The way to identify likely YGK OEM products is performance comparison: if a Japanese house-brand braid shows diameter accuracy, roundness, and breaking strength consistency comparable to X-Braid at the same JFGA PE number, it is likely YGK-produced. If it shows higher variance in any of those parameters, it is not.

§ 07

Real-Water Testing: Where the Laboratory Meets the Fishing Ground

YGK’s quality process does not end at the factory gate. The company’s documentation describes repeated testing and evaluation with various rods and reels in real-world conditions, simulating the seasonal conditions that Japanese anglers face across the four seasons — including the specific tension patterns of different techniques (jigging vs. casting vs. light finesse), the abrasion environments of specific fisheries (reef jigging vs. sand-bottom eging vs. freshwater bass), and the knot performance variations introduced by different leaders and connection methods.

This field testing loop is the fishing line equivalent of Shimano’s final assembly inspection: it integrates information from the complete system — line, rod, reel, technique, environment — that no individual laboratory test can fully capture. A line that passes all laboratory specification tests may still show specific failure modes in real fishing conditions: a particular knot configuration on a specific fluorocarbon leader may show lower than expected strength due to the stiffness mismatch between the lines; a coating that passes accelerated UV testing may show different degradation in the combined UV and saltwater immersion environment of shore fishing in summer.

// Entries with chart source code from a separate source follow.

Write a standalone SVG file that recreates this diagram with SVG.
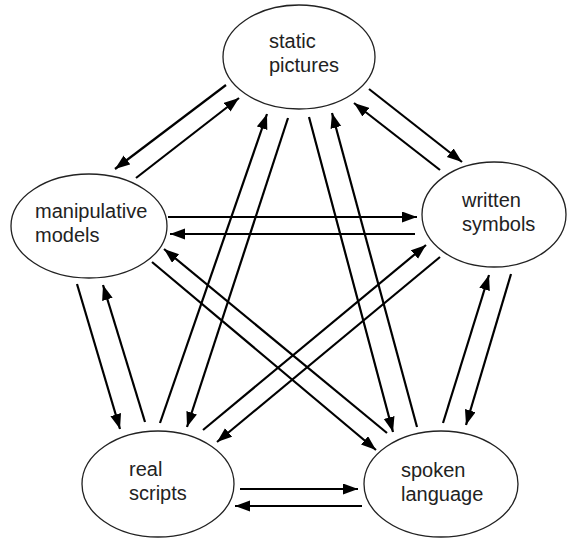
<svg xmlns="http://www.w3.org/2000/svg" width="569" height="540" viewBox="0 0 569 540">
<style>
.node ellipse{fill:#fff;stroke:#222;stroke-width:1.3}
.node text{font-family:"Liberation Sans",Arial,sans-serif;font-size:20px;fill:#222}
.conn line{stroke:#000;stroke-width:2.2;marker-end:url(#ah)}
</style>
<defs>
<marker id="ah" markerUnits="userSpaceOnUse" markerWidth="16" markerHeight="12" refX="15" refY="5.5" orient="auto" viewBox="0 0 16 12">
<path d="M0,0 L15,5.5 L0,11 z" fill="#000"/>
</marker>
</defs>
<rect width="569" height="540" fill="#fff"/>
<g id="connectors" class="conn">
<line x1="226" y1="85" x2="115" y2="169"/>
<line x1="136" y1="178" x2="239" y2="98"/>
<line x1="369" y1="89" x2="462" y2="162"/>
<line x1="440" y1="170" x2="354" y2="103"/>
<line x1="160" y1="423" x2="267" y2="114"/>
<line x1="288" y1="118" x2="187" y2="427"/>
<line x1="309" y1="117" x2="393" y2="432"/>
<line x1="417" y1="427" x2="332" y2="113"/>
<line x1="168" y1="217" x2="417" y2="217"/>
<line x1="415" y1="234" x2="170" y2="234"/>
<line x1="77" y1="284" x2="120" y2="429"/>
<line x1="145" y1="422" x2="103" y2="285"/>
<line x1="152" y1="262" x2="376" y2="450"/>
<line x1="387" y1="433" x2="164" y2="249"/>
<line x1="203" y1="430" x2="426" y2="245"/>
<line x1="440" y1="257" x2="217" y2="442"/>
<line x1="443" y1="423" x2="489" y2="275"/>
<line x1="511" y1="274" x2="466" y2="425"/>
<line x1="240" y1="489" x2="358" y2="489"/>
<line x1="362" y1="506" x2="235" y2="506"/>
</g>
<g id="static-pictures" class="node">
<ellipse cx="299" cy="57" rx="76" ry="52"/>
<text x="269" y="48">static</text>
<text x="269" y="72">pictures</text>
</g>
<g id="manipulative-models" class="node">
<ellipse cx="89" cy="226" rx="78" ry="52"/>
<text x="35" y="218">manipulative</text>
<text x="35" y="242">models</text>
</g>
<g id="written-symbols" class="node">
<ellipse cx="494" cy="214.5" rx="72" ry="52.5"/>
<text x="462" y="207">written</text>
<text x="462" y="231">symbols</text>
</g>
<g id="real-scripts" class="node">
<ellipse cx="158" cy="484" rx="76" ry="53"/>
<text x="129" y="476">real</text>
<text x="129" y="500">scripts</text>
</g>
<g id="spoken-language" class="node">
<ellipse cx="441" cy="484" rx="77" ry="53"/>
<text x="401" y="477">spoken</text>
<text x="401" y="501">language</text>
</g>
</svg>
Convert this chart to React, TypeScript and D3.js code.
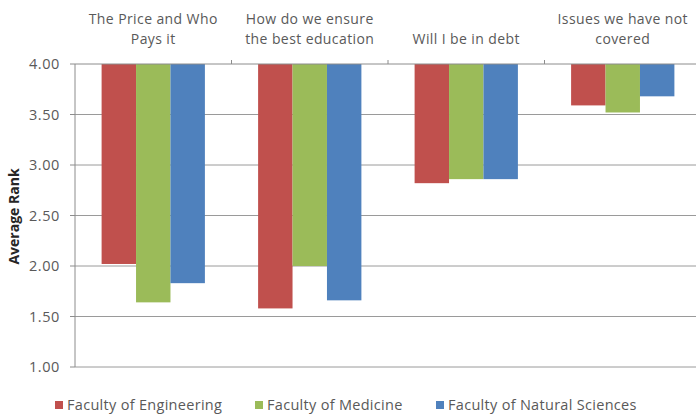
import React from "react";
import * as d3 from "d3";

const categoryLines: string[][] = [
  ["The Price and Who", "Pays it"],
  ["How do we ensure", "the best education"],
  ["Will I be in debt"],
  ["Issues we have not", "covered"],
];
const categories = categoryLines.map((l) => l.join(" "));
const seriesNames = ["Faculty of Engineering", "Faculty of Medicine", "Faculty of Natural Sciences"];
const engineering = [2.02, 1.58, 2.82, 3.59];
const medicine = [1.64, 2.0, 2.86, 3.52];
const natural = [1.83, 1.66, 2.86, 3.68];
const yTicks = [1.0, 1.5, 2.0, 2.5, 3.0, 3.5, 4.0];
const colors = ["#C0504D", "#9BBB59", "#4F81BD"];

const W = 696;
const H = 414;
const FONT = "'Open Sans', sans-serif";
const TEXT = "#595959";

export default function App() {
  const series = [engineering, medicine, natural];
  const left = 75;
  const right = 701;
  const top = 64;
  const bottom = 367;
  const y = d3.scaleLinear().domain([1, 4]).range([bottom, top]);
  const x = d3.scaleBand<string>().domain(categories).range([left, right]).paddingInner(0.34).paddingOuter(0.17);
  const xs = d3.scaleBand<number>().domain([0, 1, 2]).range([0, x.bandwidth()]);
  const step = x.step();
  const legendX = [55, 255, 436];

  return (
    <div style={{ position: "absolute", left: 0, top: 0, width: W, height: H, background: "#fff" }}>
      <svg width={W} height={H} style={{ display: "block" }} fontFamily={FONT}>
        <rect x={0} y={0} width={W} height={H} fill="#fff" />
        {/* gridlines */}
        {yTicks.filter((t) => t < 4).map((t) => (
          <line key={t} x1={left} x2={right} y1={y(t)} y2={y(t)} stroke="#9a9a9a" strokeWidth={1} />
        ))}
        {/* bars */}
        {categories.map((c, i) =>
          series.map((s, j) => (
            <rect
              key={c + j}
              x={(x(c) as number) + (xs(j) as number)}
              y={y(4)}
              width={xs.bandwidth()}
              height={y(s[i]) - y(4)}
              fill={colors[j]}
            />
          ))
        )}
        {/* y axis */}
        <line x1={left} x2={left} y1={top} y2={bottom} stroke="#8c8c8c" />
        {yTicks.map((t) => (
          <g key={"t" + t}>
            <line x1={left - 5} x2={left} y1={y(t)} y2={y(t)} stroke="#8c8c8c" />
            <text x={left - 15} y={y(t)} dy="0.35em" textAnchor="end" fontSize={14.5} letterSpacing={0.6} fill={TEXT}>
              {d3.format(".2f")(t)}
            </text>
          </g>
        ))}
        {/* category axis at top */}
        <line x1={left} x2={right} y1={y(4)} y2={y(4)} stroke="#8c8c8c" />
        {categories.map((c, i) => (
          <line key={"ct" + i} x1={left + step * (i + 1)} x2={left + step * (i + 1)} y1={y(4) - 4} y2={y(4)} stroke="#8c8c8c" />
        ))}
        {categoryLines.map((lines, i) => {
          const cx = (x(categories[i]) as number) + x.bandwidth() / 2;
          return (
            <text key={"cl" + i} x={cx} textAnchor="middle" fontSize={14} letterSpacing={0.4} fill={TEXT}>
              {lines.map((ln, k) => (
                <tspan key={k} x={cx} y={44 - (lines.length - 1 - k) * 20}>
                  {ln}
                </tspan>
              ))}
            </text>
          );
        })}
        {/* y axis title */}
        <text
          transform={`translate(19,${(top + bottom) / 2 + 1}) rotate(-90)`}
          textAnchor="middle"
          fontSize={14}
          fontWeight="bold"
          fill="#262626"
        >
          Average Rank
        </text>
        {/* legend */}
        {seriesNames.map((n, j) => (
          <g key={n}>
            <rect x={legendX[j]} y={401} width={8} height={8} fill={colors[j]} />
            <text x={legendX[j] + 12} y={405} dy="0.35em" fontSize={14.5} letterSpacing={0.3} fill={TEXT}>
              {n}
            </text>
          </g>
        ))}
      </svg>
    </div>
  );
}
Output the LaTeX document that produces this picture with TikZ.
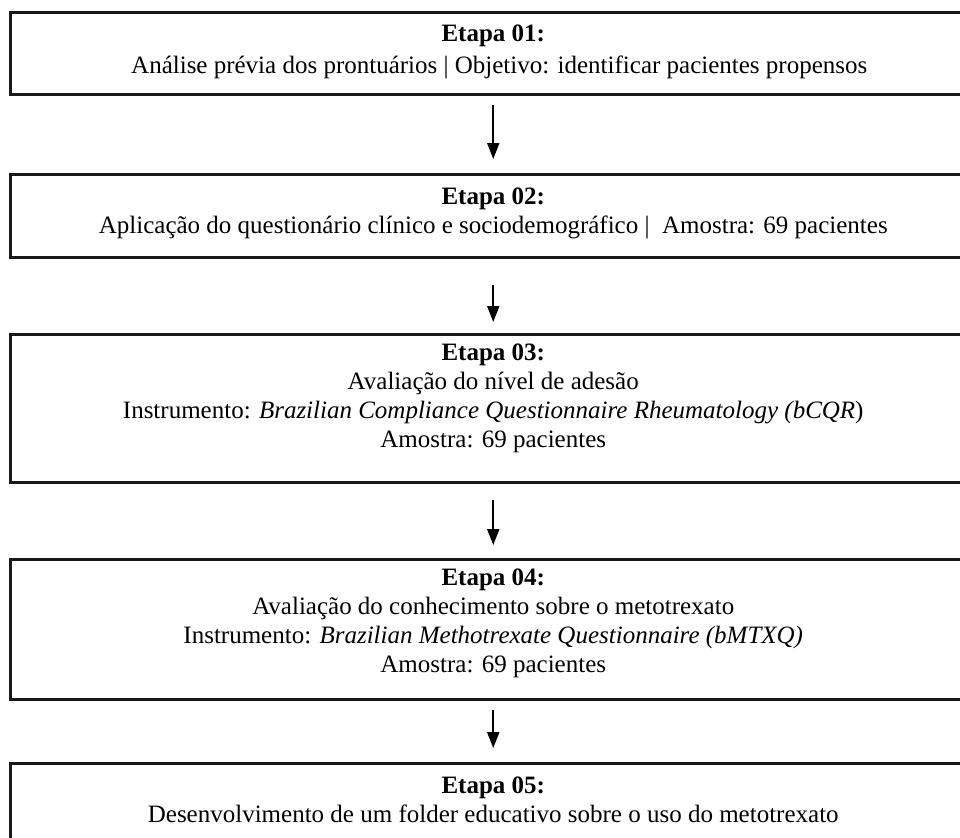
\documentclass[tikz,border=0pt]{standalone}
\usepackage{fontspec}
\setmainfont{Liberation Serif}
\usetikzlibrary{arrows.meta}
\begin{document}
\begin{tikzpicture}[x=0.5pt,y=-0.5pt,
  stage/.style={draw=black!90, line width=1.25pt, rectangle, anchor=north west,
    minimum width=483pt, inner sep=0pt},
  stagetext/.style={anchor=north, inner sep=0pt, align=center,
    font=\fontsize{12.5}{14.5}\selectfont},
  flow/.style={line width=1pt, -{Triangle[length=8pt,width=6pt]}}]
\useasboundingbox (0,0) rectangle (960,837);
\fill[white] (0,0) rectangle (960,837);
% boxes
\node[stage, minimum height=41pt] (b1) at (9,11) {};
\node[stage, minimum height=41.5pt] (b2) at (9,173) {};
\node[stage, minimum height=74pt] (b3) at (9,333) {};
\node[stage, minimum height=70pt] (b4) at (9,558) {};
\node[stage, minimum height=49pt] (b5) at (9,762) {};
% texts
\node[stagetext, yshift=-6.5pt] (t1) at (b1.north)
  {\textbf{Etapa 01:}\\[1.5pt] \hspace*{6pt}Análise prévia dos prontuários | Objetivo: identificar pacientes propensos};
\node[stagetext, yshift=-7pt] (t2) at (b2.north)
  {\textbf{Etapa 02:}\\ Aplicação do questionário clínico e sociodemográfico |\ \ Amostra: 69 pacientes};
\node[stagetext, yshift=-5pt] (t3) at (b3.north)
  {\textbf{Etapa 03:}\\ Avaliação do nível de adesão\\ Instrumento: \textit{Brazilian Compliance Questionnaire Rheumatology (bCQR})\\ Amostra: 69 pacientes};
\node[stagetext, yshift=-5pt] (t4) at (b4.north)
  {\textbf{Etapa 04:}\\ Avaliação do conhecimento sobre o metotrexato\\ Instrumento: \textit{Brazilian Methotrexate Questionnaire (bMTXQ)}\\ Amostra: 69 pacientes};
\node[stagetext, yshift=-7pt] (t5) at (b5.north)
  {\textbf{Etapa 05:}\\ Desenvolvimento de um folder educativo sobre o uso do metotrexato};
% connectors
\draw[flow] ([yshift=-4.5pt]b1.south) -- ([yshift=7pt]b2.north);
\draw[flow] ([yshift=-13pt]b2.south) -- ([yshift=5.5pt]b3.north);
\draw[flow] ([yshift=-8pt]b3.south) -- ([yshift=6.5pt]b4.north);
\draw[flow] ([yshift=-4.5pt]b4.south) -- ([yshift=7pt]b5.north);
\end{tikzpicture}
\end{document}
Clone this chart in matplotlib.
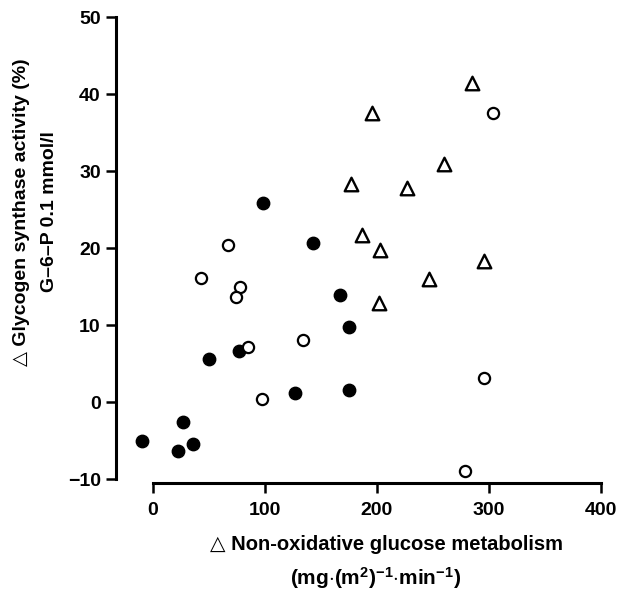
import matplotlib
matplotlib.use("Agg")
import matplotlib.pyplot as plt

plt.rcParams['font.family'] = ['Liberation Sans', 'DejaVu Sans']
plt.rcParams['font.weight'] = 'bold'
plt.rcParams['mathtext.fontset'] = 'custom'
plt.rcParams['mathtext.rm'] = 'Liberation Sans:bold'
plt.rcParams['mathtext.default'] = 'rm'

# filled circles
filled_x = [-10, 22, 27, 35.5, 50, 76.5, 98.5, 127, 143, 167, 175, 175]
filled_y = [-5.1, -6.3, -2.6, -5.5, 5.6, 6.7, 25.9, 1.2, 20.7, 13.9, 9.8, 1.6]

# open circles
open_x = [43, 67, 78, 74, 84.5, 97, 134, 296, 279, 303.5]
open_y = [16.1, 20.4, 15.0, 13.7, 7.2, 0.4, 8.1, 3.1, -9.0, 37.6]

# triangles
tri_x = [285, 196, 177, 227, 260, 187, 203, 296, 247, 202]
tri_y = [41.4, 37.6, 28.3, 27.8, 30.9, 21.7, 19.7, 18.3, 16.0, 12.9]

xticks = [0, 100, 200, 300, 400]
yticks = [-10, 0, 10, 20, 30, 40, 50]

fig = plt.figure(figsize=(6.29, 5.93), dpi=100)
ax = fig.add_axes([116 / 629, 110 / 593, 496 / 629, 466 / 593])

ax.scatter(filled_x, filled_y, s=80, c='black', marker='o', zorder=3)
ax.scatter(open_x, open_y, s=65, facecolors='white', edgecolors='black',
           linewidths=1.6, marker='o', zorder=3)
ax.scatter(tri_x, tri_y, s=95, facecolors='white', edgecolors='black',
           linewidths=1.7, marker='^', zorder=3)

ax.set_xlim(-33, 410)
ax.set_ylim(-10.5, 50)
ax.spines['top'].set_visible(False)
ax.spines['right'].set_visible(False)
ax.spines['left'].set_bounds(-10, 50)
ax.spines['bottom'].set_bounds(0, 400)
ax.spines['left'].set_linewidth(2.2)
ax.spines['bottom'].set_linewidth(2.2)
ax.set_xticks(xticks)
ax.set_yticks(yticks)
ax.tick_params(axis='both', direction='out', length=7, width=1.8,
               labelsize=14, pad=4)
ax.tick_params(axis='x', pad=7)
for lab in ax.get_xticklabels() + ax.get_yticklabels():
    lab.set_fontweight('bold')

fig.text(22 / 629, 1 - 212 / 593, '△ Glycogen synthase activity (%)',
         rotation=90, ha='center', va='center', fontsize=14, fontweight='bold')
fig.text(50 / 629, 1 - 212 / 593, 'G–6–P 0.1 mmol/l',
         rotation=90, ha='center', va='center', fontsize=14, fontweight='bold')
fig.text(386 / 629, 1 - 545 / 593, '△ Non-oxidative glucose metabolism',
         ha='center', va='center', fontsize=14.5, fontweight='bold')
fig.text(376 / 629, 1 - 578 / 593,
         r'(mg$\cdot$(m$^{2}$)$^{-1}$$\cdot$min$^{-1}$)',
         ha='center', va='center', fontsize=15, fontweight='bold')

fig.savefig('out.png', dpi=100)
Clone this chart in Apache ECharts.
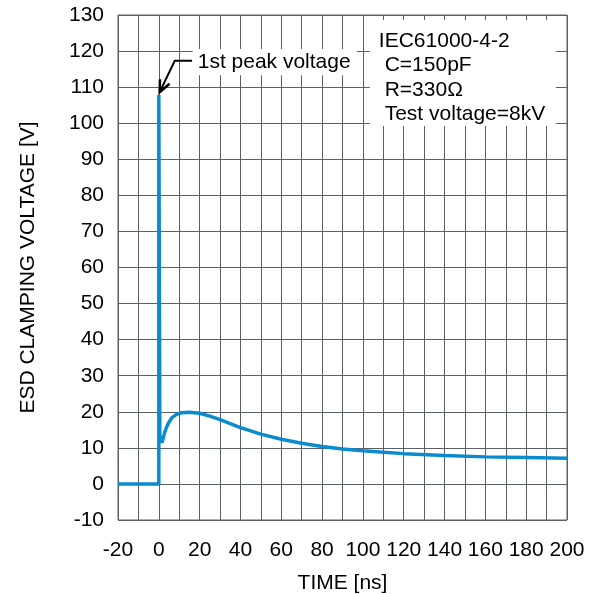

YGK’s documentation explicitly acknowledges this: the company tests under conditions replicating what Japanese anglers actually encounter. This is why the company’s product development engineers are themselves active anglers — because the product knowledge that comes from fishing a line in real conditions is not recoverable from laboratory data alone. It is tacit knowledge acquired through use, and it feeds back into the next generation of product specifications.